An ethnic Han, Huang was born in Tibet's Nyingchi prefecture after his parents moved from Chongqing in the 1950s and is more fluent in Tibetan than in Mandarin.

If a painting class, the first of its kind in Tibet, hadn't started in 1982 and actively scouted students, he would probably have never picked up a brush, Huang says.

"I would have been in and out of jail three times by now," he jokes.

Although the class lasted only three months, Huang says he felt like a proper artist at the end of it. He put on clothes with paint stains and wandered around Barkhor Street, "just like an artist".

Being able to speak Tibetan helped Huang again when he was asked to copy the ancient wall paintings inside Jokhang Temple, four years later. His teachers were the source of a wealth of information not just about the paintings but also about Tibetan culture, and Huang soon struck up a good relationship with the monks.

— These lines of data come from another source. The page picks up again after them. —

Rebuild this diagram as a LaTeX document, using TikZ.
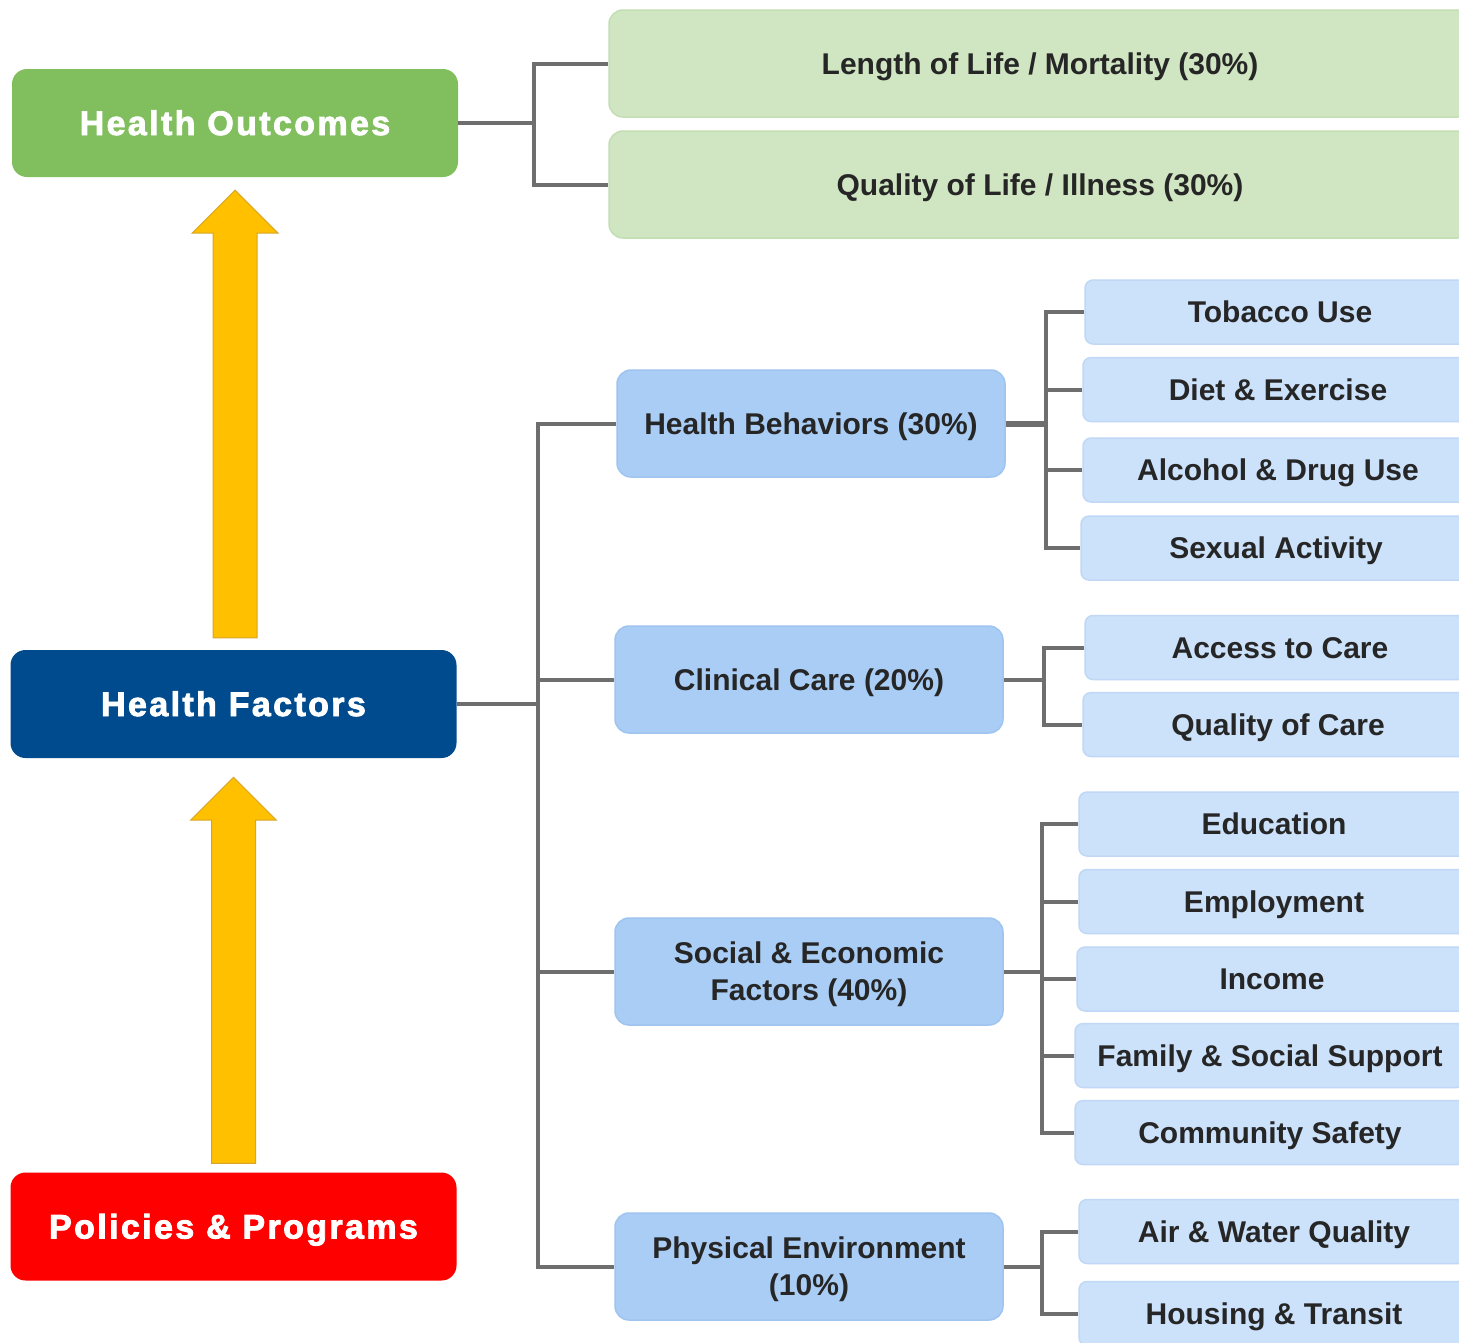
\documentclass[tikz,border=0pt]{standalone}
\usepackage{fontspec}
\setmainfont{Liberation Sans}
\newfontfamily\titlefont{Liberation Sans Bold}[LetterSpace=7,FakeBold=2.5]
\usetikzlibrary{calc}
\definecolor{hoGreen}{RGB}{128,190,94}
\definecolor{hfBlue}{RGB}{0,75,141}
\definecolor{ppRed}{RGB}{255,0,0}
\definecolor{gold}{RGB}{255,192,0}
\definecolor{goldEdge}{RGB}{214,166,40}
\definecolor{outGreen}{RGB}{208,230,194}
\definecolor{outGreenEdge}{RGB}{196,222,180}
\definecolor{midBlue}{RGB}{170,205,245}
\definecolor{midBlueEdge}{RGB}{160,196,240}
\definecolor{leafBlue}{RGB}{204,225,250}
\definecolor{leafBlueEdge}{RGB}{192,216,246}
\definecolor{connGray}{RGB}{110,110,110}
\definecolor{txt}{RGB}{38,38,38}
\begin{document}
\begin{tikzpicture}[x=1pt,y=-1pt,
  title/.style={rounded corners=15pt, minimum width=446pt, minimum height=108pt, inner sep=0pt,
    text=white, text height=24pt, text depth=0pt, font=\titlefont\fontsize{34}{38}\selectfont},
  outbox/.style={rounded corners=14pt, fill=outGreen, draw=outGreenEdge, line width=1.5pt,
    minimum width=862pt, minimum height=107pt, inner sep=0pt, text=txt,
    text height=21.5pt, text depth=0pt,
    font=\bfseries\fontsize{30}{36}\selectfont},
  midbox/.style={rounded corners=14pt, fill=midBlue, draw=midBlueEdge, line width=1.5pt,
    minimum width=388pt, minimum height=107pt, inner sep=0pt, text=txt, align=center,
    text height=21.5pt, text depth=0pt,
    font=\bfseries\fontsize{30}{37}\selectfont},
  twoline/.style={text height=58.5pt, text depth=0pt},
  leaf/.style={rounded corners=8pt, fill=leafBlue, draw=leafBlueEdge, line width=1.5pt,
    minimum width=390pt, minimum height=64pt, inner sep=0pt, text=txt,
    text height=21.5pt, text depth=0pt,
    font=\bfseries\fontsize{30}{36}\selectfont},
  conn/.style={draw=connGray, line width=4pt, line join=miter},
  bigarrow/.style={fill=gold, draw=goldEdge, line width=1pt, line join=miter}
]
\clip (0,0) rectangle (1459,1342);
\fill[white] (0,0) rectangle (1459,1342);

% left column
\node[title, fill=hoGreen] (ho) at (235,123) {Health Outcomes};
\node[title, fill=hfBlue] (hf) at (233.5,704) {Health Factors};
\node[title, fill=ppRed] (pp) at (233.5,1226.5) {Policies \& Programs};

% outcomes
\node[outbox] (len) at (1040,63.5) {Length of Life / Mortality (30\%)};
\node[outbox] (qol) at (1040,184.5) {Quality of Life / Illness (30\%)};

% factor groups
\node[midbox] (hb) at (811,423.5) {Health Behaviors (30\%)};
\node[midbox] (cc) at (809,679.5) {Clinical Care (20\%)};
\node[midbox, twoline] (se) at (809,971.5) {Social \& Economic\\Factors (40\%)};
\node[midbox, twoline] (pe) at (809,1266.5) {Physical Environment\\(10\%)};

% leaves
\node[leaf] (tob) at (1280,312) {Tobacco Use};
\node[leaf] (diet) at (1278,389.5) {Diet \& Exercise};
\node[leaf] (alc) at (1278,470) {Alcohol \& Drug Use};
\node[leaf] (sex) at (1276,548) {Sexual Activity};
\node[leaf] (acc) at (1280,647.5) {Access to Care};
\node[leaf] (qoc) at (1278,724.5) {Quality of Care};
\node[leaf] (edu) at (1274,824) {Education};
\node[leaf] (emp) at (1274,901.5) {Employment};
\node[leaf] (inc) at (1272,979) {Income};
\node[leaf] (fam) at (1270,1055.5) {Family \& Social Support};
\node[leaf] (com) at (1270,1132.5) {Community Safety};
\node[leaf] (air) at (1274,1231.5) {Air \& Water Quality};
\node[leaf] (hou) at (1274,1313.5) {Housing \& Transit};

% bus coordinates
\coordinate (bHO) at (534,0);
\coordinate (bHF) at (538,0);
\coordinate (bHB) at (1046,0);
\coordinate (bCC) at (1044,0);
\coordinate (bSE) at (1042,0);
\coordinate (bPE) at (1042,0);

% connectors: outcomes
\draw[conn] (len.west) -- (len.west -| bHO) -- (qol.west -| bHO) -- (qol.west);
\draw[conn] (ho.east) -- (ho.east -| bHO);

% connectors: health factors
\draw[conn] (hb.west) -- (hb.west -| bHF) -- (pe.west -| bHF) -- (pe.west);
\draw[conn] (cc.west) -- (cc.west -| bHF);
\draw[conn] (se.west) -- (se.west -| bHF);
\draw[conn] (hf.east) -- (hf.east -| bHF);

% health behaviors
\draw[conn] (tob.west) -- (tob.west -| bHB) -- (sex.west -| bHB) -- (sex.west);
\draw[conn] (diet.west) -- (diet.west -| bHB);
\draw[conn] (alc.west) -- (alc.west -| bHB);
\draw[conn, line width=6pt] (hb.east) -- (hb.east -| bHB);

% clinical care
\draw[conn] (acc.west) -- (acc.west -| bCC) -- (qoc.west -| bCC) -- (qoc.west);
\draw[conn] (cc.east) -- (cc.east -| bCC);

% social & economic
\draw[conn] (edu.west) -- (edu.west -| bSE) -- (com.west -| bSE) -- (com.west);
\draw[conn] (emp.west) -- (emp.west -| bSE);
\draw[conn] (inc.west) -- (inc.west -| bSE);
\draw[conn] (fam.west) -- (fam.west -| bSE);
\draw[conn] (se.east) -- (se.east -| bSE);

% physical environment
\draw[conn] (air.west) -- (air.west -| bPE) -- (hou.west -| bPE) -- (hou.west);
\draw[conn] (pe.east) -- (pe.east -| bPE);

% big arrows
\coordinate (a1t) at ($(ho.south)+(0,13)$);
\coordinate (a1b) at ($(hf.north)+(0,-12)$);
\coordinate (a2t) at ($(hf.south)+(0,19)$);
\coordinate (a2b) at ($(pp.north)+(0,-9)$);
\draw[bigarrow] let \p1=(a1t), \p2=(a1b) in
  (\x1-22pt,\y2) -- (\x1-22pt,\y1-43pt) -- (\x1-43pt,\y1-43pt) -- (\x1,\y1)
  -- (\x1+43pt,\y1-43pt) -- (\x1+22pt,\y1-43pt) -- (\x1+22pt,\y2) -- cycle;
\draw[bigarrow] let \p1=(a2t), \p2=(a2b) in
  (\x1-22pt,\y2) -- (\x1-22pt,\y1-43pt) -- (\x1-43pt,\y1-43pt) -- (\x1,\y1)
  -- (\x1+43pt,\y1-43pt) -- (\x1+22pt,\y1-43pt) -- (\x1+22pt,\y2) -- cycle;
\end{tikzpicture}
\end{document}
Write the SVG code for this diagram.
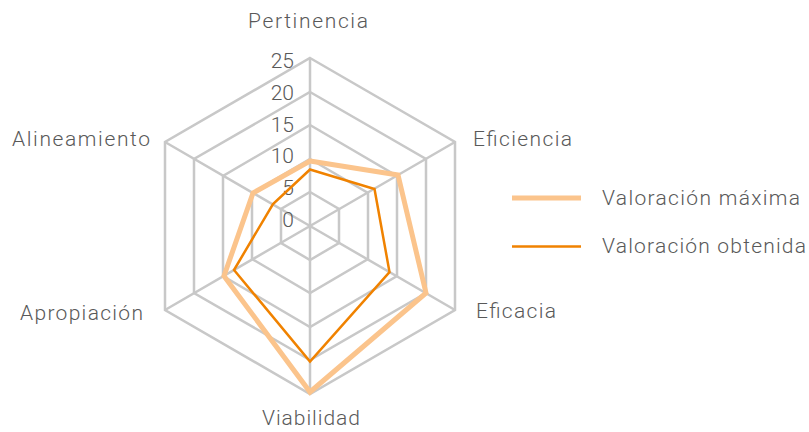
<svg xmlns="http://www.w3.org/2000/svg" width="809" height="432" viewBox="0 0 809 432">
<style>
.grid{fill:none;stroke:#c8c8c8;stroke-width:2.5;stroke-linejoin:miter}
.max{fill:none;stroke:#fbc48c;stroke-width:5;stroke-linejoin:miter}
.obt{fill:none;stroke:#f08200;stroke-width:2.5;stroke-linejoin:miter}
text{font-family:Roboto,"Liberation Sans",sans-serif;font-weight:300;fill:#595959;font-size:21px}
.tick{font-size:21px;text-anchor:end}
</style>
<rect width="809" height="432" fill="#ffffff"/>
<g id="grid">
<polygon class="grid" points="310,58 455,142 455,310 310,394 165,310 165,142"/>
<polygon class="grid" points="310,92 426,159 426,293 310,360 194,293 194,159"/>
<polygon class="grid" points="310,125 397,176 397,276 310,327 223,276 223,176"/>
<polygon class="grid" points="310,159 368,193 368,259 310,293 252,259 252,193"/>
<polygon class="grid" points="310,192 339,209 339,243 310,260 281,243 281,209"/>
<path class="grid" d="M310,226V58M310,226L455,142M310,226L455,310M310,226V394M310,226L165,310M310,226L165,142"/>
</g>
<g id="ticks">
<text class="tick" x="294" y="68">25</text>
<text class="tick" x="294" y="100">20</text>
<text class="tick" x="294" y="132">15</text>
<text class="tick" x="294" y="163">10</text>
<text class="tick" x="294" y="195">5</text>
<text class="tick" x="294" y="227">0</text>
</g>
<g id="connectors">
<polygon id="serie-maxima" class="max" points="310,161 398,175 426,293 310,392 224,276 253,193"/>
<polygon id="serie-obtenida" class="obt" points="310,169.5 374.5,189 389.5,272 310,361.5 234,270 273,204"/>
</g>
<g id="axis-labels">
<text id="pertinencia" x="248" y="28" textLength="120" lengthAdjust="spacing">Pertinencia</text>
<text id="eficiencia" x="473" y="146" textLength="99" lengthAdjust="spacing">Eficiencia</text>
<text id="eficacia" x="476" y="318" textLength="80" lengthAdjust="spacing">Eficacia</text>
<text id="viabilidad" x="262" y="425" textLength="98" lengthAdjust="spacing">Viabilidad</text>
<text id="apropiacion" x="20" y="320" textLength="123" lengthAdjust="spacing">Apropiación</text>
<text id="alineamiento" x="12" y="146" textLength="138" lengthAdjust="spacing">Alineamiento</text>
</g>
<g id="legend">
<line x1="512" y1="198" x2="581" y2="198" stroke="#fbc48c" stroke-width="5"/>
<text x="602" y="205" textLength="198" lengthAdjust="spacing">Valoración máxima</text>
<line x1="512" y1="246.5" x2="581" y2="246.5" stroke="#f08200" stroke-width="2.5"/>
<text x="602" y="253" textLength="204" lengthAdjust="spacing">Valoración obtenida</text>
</g>
</svg>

Despite his love of painting, Huang found it was difficult to survive on it. By the mid-1990s, taxis began filling the streets of Lhasa, and Huang became one of the first taxi drivers in the city - without a license, he says.

"I didn't pen a single stroke for three years," Huang says. "Those three years were really painful."

Not until 1996 did Huang finally get paid to do what he liked. A friend found work for him at a German-based nonprofit organisation that works to protect ancient cities around the world.

Authorised by the local government, Huang was asked to measure every house on Barkhor Street - the height, width, thickness of the walls, type of construction and even the number of windows and pillars. He then transferred all this information into his ink sketches.

This assignment lasted three years.

After making 50 different paintings of Potala Palace, Huang finally came up with one in which the landmark is surrounded by flaming clouds that many said reminded them of the scene depicting the end of the world in the film 2012.

Despite earning acclaim and traveling far and wide, Huang says he always returns to Barkhor Street. He has a strong attachment to Jokhang Temple, where he spent so much time sunbathing on its roof or simply sitting against a pillar.

"I always tried to revive that spirit of Jokhang Temple," Huang says. "Especially when I felt frustrated, I just walked into those old houses, savored a pot of sweet milk tea."

But he no longer goes in there, he says. "Now you can't get into Jokhang Temple without buying a ticket," he says. "And if you sit there, you will find 10 tour guides telling 10 different versions of a story. They are loud and shameless. They make me want to hit them."

His disappointment finally made him move his art studio from Barkhor Street several years ago. "Modern civilisation is like a piece of film. It wraps around an older civilisation and gradually suffocates it," he says.